UK - Pension funds might issue two types of claims against banks involved in the LIBOR manipulation scandal, but several issues remain, and an in-depth analysis of the potential outcome of the litigation will be needed, one law firm has claimed.
Following Barclays' recent admission that it attempted to fix the rates over a five-year period, and news of the involvement of other banks in the scandal, law firm Reynolds Porter Chamberlain (RPC) said schemes could either enter into a 'breach of contract' claim against banks found to have deliberately modified the rate or issue a 'misrepresentation' claim.
In the first case, Tom Hibbert, partner at RPC, said the courts could refer a term in a transaction, such as an interest rate swap, suggesting that the bank would not manipulate or distort LIBOR.
In the misrepresentation scenario, claimants might identify representations made by the bank in connection with LIBOR that were untrue at the time they were made.
However, according to RPC, the two claims might both present challenges.
With the breach of contract option, it said, the courts would be reluctant - for fear of unravelling a range of global banking transactions.
With the misrepresentation option, the claimant would need to prove it relied on the representation about LIBOR when entering into the transaction.
"Considering that the reference point for the swaps pension funds entered into is based around LIBOR and EURIBOR, and that those reference points have been manipulated in a way that pension funds can show they should have paid less, then the potential financial implication is quite substantial," Hibbert added.
"What becomes much more difficult is showing the link between the obligation take on by the bank and the actual losses that might have been suffered in those instruments."
At the moment, it is unclear whether pension funds have incurred any losses, and many in the industry have questioned the impact the attempt to manipulate the bank-lending rate has actually had on the published LIBOR rate.
"I don't think those problems are insuperable", Hibbert said. "The quantification of those claims is very complicated, and we are a very long distance between saying banks were contractually banned from manipulating LIBOR and that manipulation caused the losses pension funds suffered on those instruments."
Hibbert said pension funds would have a better understanding of the difficulties such claims could present after the overall number of banks involved in the scandal had been disclosed, which could occur before year-end.

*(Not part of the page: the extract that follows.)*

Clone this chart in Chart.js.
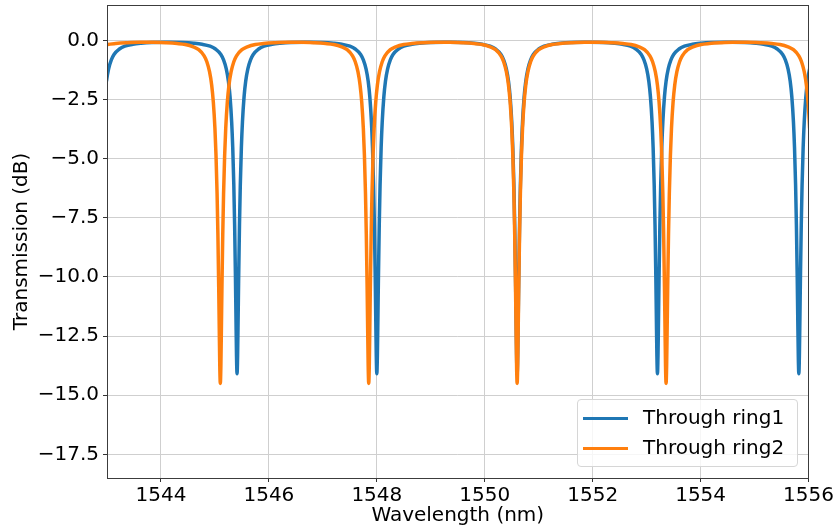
<!DOCTYPE html>
<html>
<head>
<meta charset="utf-8">
<script src="https://cdn.jsdelivr.net/npm/chart.js@4.4.0/dist/chart.umd.min.js"></script>
<style>
html, body { margin: 0; padding: 0; background: #fff; }
#wrap { position: relative; width: 836px; height: 531px; }
#legend { position: absolute; left: 577px; top: 399px; width: 221px; height: 68px; box-sizing: border-box;
  border: 1px solid #d6d6d6; border-radius: 4px; background: rgba(255,255,255,0.8);
  font-family: 'DejaVu Sans'; font-size: 20px; color: #000; }
.item { position: absolute; left: 5px; height: 24px; line-height: 24px; white-space: nowrap; }
.swatch { display: inline-block; width: 45px; height: 3px; vertical-align: middle; margin-right: 15px; }
</style>
</head>
<body>
<div id="wrap">
  <canvas id="chart" width="836" height="531"></canvas>
  <div id="legend">
    <div class="item" style="top:5px"><span class="swatch" style="background:#1f77b4"></span>Through ring1</div>
    <div class="item" style="top:35px"><span class="swatch" style="background:#ff7f0e"></span>Through ring2</div>
  </div>
</div>
<script>
// resonance centres (nm)
const ring1Centers = [1542.83, 1545.41, 1548.00, 1550.60, 1553.20, 1555.82]
const ring2Centers = [1542.36, 1545.10, 1547.85, 1550.60, 1553.36, 1556.12]

// shape of one dip: offset from centre (nm) and transmission (dB)
const dipOffsets = [-1.25, -1.0, -0.8, -0.65, -0.5, -0.4, -0.3, -0.25, -0.2, -0.16, -0.13, -0.1, -0.08, -0.06, -0.045, -0.03, -0.02, -0.01,
  0, 0.01, 0.02, 0.03, 0.045, 0.06, 0.08, 0.1, 0.13, 0.16, 0.2, 0.25, 0.3, 0.4, 0.5, 0.65, 0.8, 1.0, 1.25]
const ring1DipDb = [-0.08, -0.09, -0.12, -0.16, -0.24, -0.36, -0.59, -0.82, -1.20, -1.72, -2.38, -3.44, -4.53, -6.12, -7.79, -9.99, -11.73, -13.35,
  -14.09, -13.35, -11.73, -9.99, -7.79, -6.12, -4.53, -3.44, -2.38, -1.72, -1.20, -0.82, -0.59, -0.36, -0.24, -0.16, -0.12, -0.09, -0.08]
const ring2DipDb = [-0.08, -0.10, -0.13, -0.17, -0.27, -0.39, -0.65, -0.90, -1.32, -1.89, -2.60, -3.72, -4.86, -6.49, -8.19, -10.41, -12.15, -13.77,
  -14.50, -13.77, -12.15, -10.41, -8.19, -6.49, -4.86, -3.72, -2.60, -1.89, -1.32, -0.90, -0.65, -0.39, -0.27, -0.17, -0.13, -0.10, -0.08]

const xTicks = [1544, 1546, 1548, 1550, 1552, 1554, 1556]
const yTicks = [-17.5, -15, -12.5, -10, -7.5, -5, -2.5, 0]

function buildSeries(centers, profile) {
  const pts = []
  for (const c of centers) {
    dipOffsets.forEach((o, i) => pts.push({ x: +(c + o).toFixed(3), y: profile[i] }))
  }
  return pts
}

const font = { family: 'DejaVu Sans', size: 20 }

// matplotlib-like frame on all four sides
const frame = {
  id: 'frame',
  afterDatasetsDraw(chart) {
    const a = chart.chartArea, ctx = chart.ctx
    ctx.save()
    ctx.strokeStyle = '#3c3c3c'
    ctx.lineWidth = 1
    ctx.strokeRect(Math.round(a.left) + 0.5, Math.round(a.top) + 0.5, Math.round(a.right - a.left) - 1, Math.round(a.bottom - a.top))
    ctx.restore()
  }
}

new Chart(document.getElementById('chart'), {
  type: 'line',
  data: {
    datasets: [
      { label: 'Through ring1', data: buildSeries(ring1Centers, ring1DipDb), borderColor: '#1f77b4', order: 1 },
      { label: 'Through ring2', data: buildSeries(ring2Centers, ring2DipDb), borderColor: '#ff7f0e', order: 0 }
    ]
  },
  options: {
    responsive: false,
    animation: false,
    layout: { padding: { top: 5, right: 27, left: 0, bottom: 0 } },
    elements: {
      point: { radius: 0 },
      line: { borderWidth: 3.5, cubicInterpolationMode: 'monotone', fill: false }
    },
    datasets: { line: { clip: 0 } },
    plugins: { legend: { display: false }, tooltip: { enabled: false } },
    scales: {
      x: {
        type: 'linear', min: 1543, max: 1556,
        afterFit: s => { s.height = 53 },
        afterBuildTicks: s => { s.ticks = xTicks.map(v => ({ value: v })) },
        grid: { color: '#cfcfcf', tickColor: '#333', tickLength: 4 },
        border: { display: false },
        ticks: { font, color: '#000', padding: 2, maxRotation: 0, callback: v => String(v) },
        title: { display: true, text: 'Wavelength (nm)', font, color: '#000', padding: { top: 0, bottom: 3 } }
      },
      y: {
        min: -18.5, max: 1.5,
        afterFit: s => { s.width = 107; s.paddingTop = 0; s.paddingBottom = 0 },
        afterBuildTicks: s => { s.ticks = yTicks.map(v => ({ value: v })) },
        grid: { color: '#cfcfcf', tickColor: '#333', tickLength: 4 },
        border: { display: false },
        ticks: { font, color: '#000', padding: 4, callback: v => (v < 0 ? '\u2212' : '') + Math.abs(v).toFixed(1) },
        title: { display: true, text: 'Transmission (dB)', font, color: '#000', padding: { top: 10, bottom: 0 } }
      }
    }
  },
  plugins: [frame]
})
</script>
</body>
</html>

But he also downplayed the possibility of a "tsunami" of litigation.
"Pension funds will need to take into consideration how clear the cases is, how big the losses are, the extent to which they think they have access to the necessary information, and how much pressure they will get from their beneficiaries," Hibbert said.
"It is easy to speak in generalities of a tsunami of litigation: the key point for claimants, however, is to focus on the claims with the most likelihood of success."
Hibbert finally pointed out that a long, ongoing commercial relationship between banks and pension funds was a "decent" way to settle cases.
"Quite often those cases are settled in relation to future businesses," he said. "This doesn't necessarily involve the transfer of large amounts of cash, but more the terms of future potential businesses between the two parties."
Last month, Boris Mikhailov, principal within Mercer's financial strategy group, told IPE that the real impact for pension funds would depend on their asset mix and derivatives positions at the time when the misconduct took place.
"Assuming that any manipulation did artificially lower LIBOR, then the implications for pension funds might be found on LIBOR obligations for the interest rate swaps or total return swaps they entered into," he said.
"In that case, a pension scheme could potentially be impacted in the sense that it would have paid less than it should have done.
"However, there might have been a knock-on impact to the long positions under these derivatives. In other words, the fixed rate locked-in could have been lower too."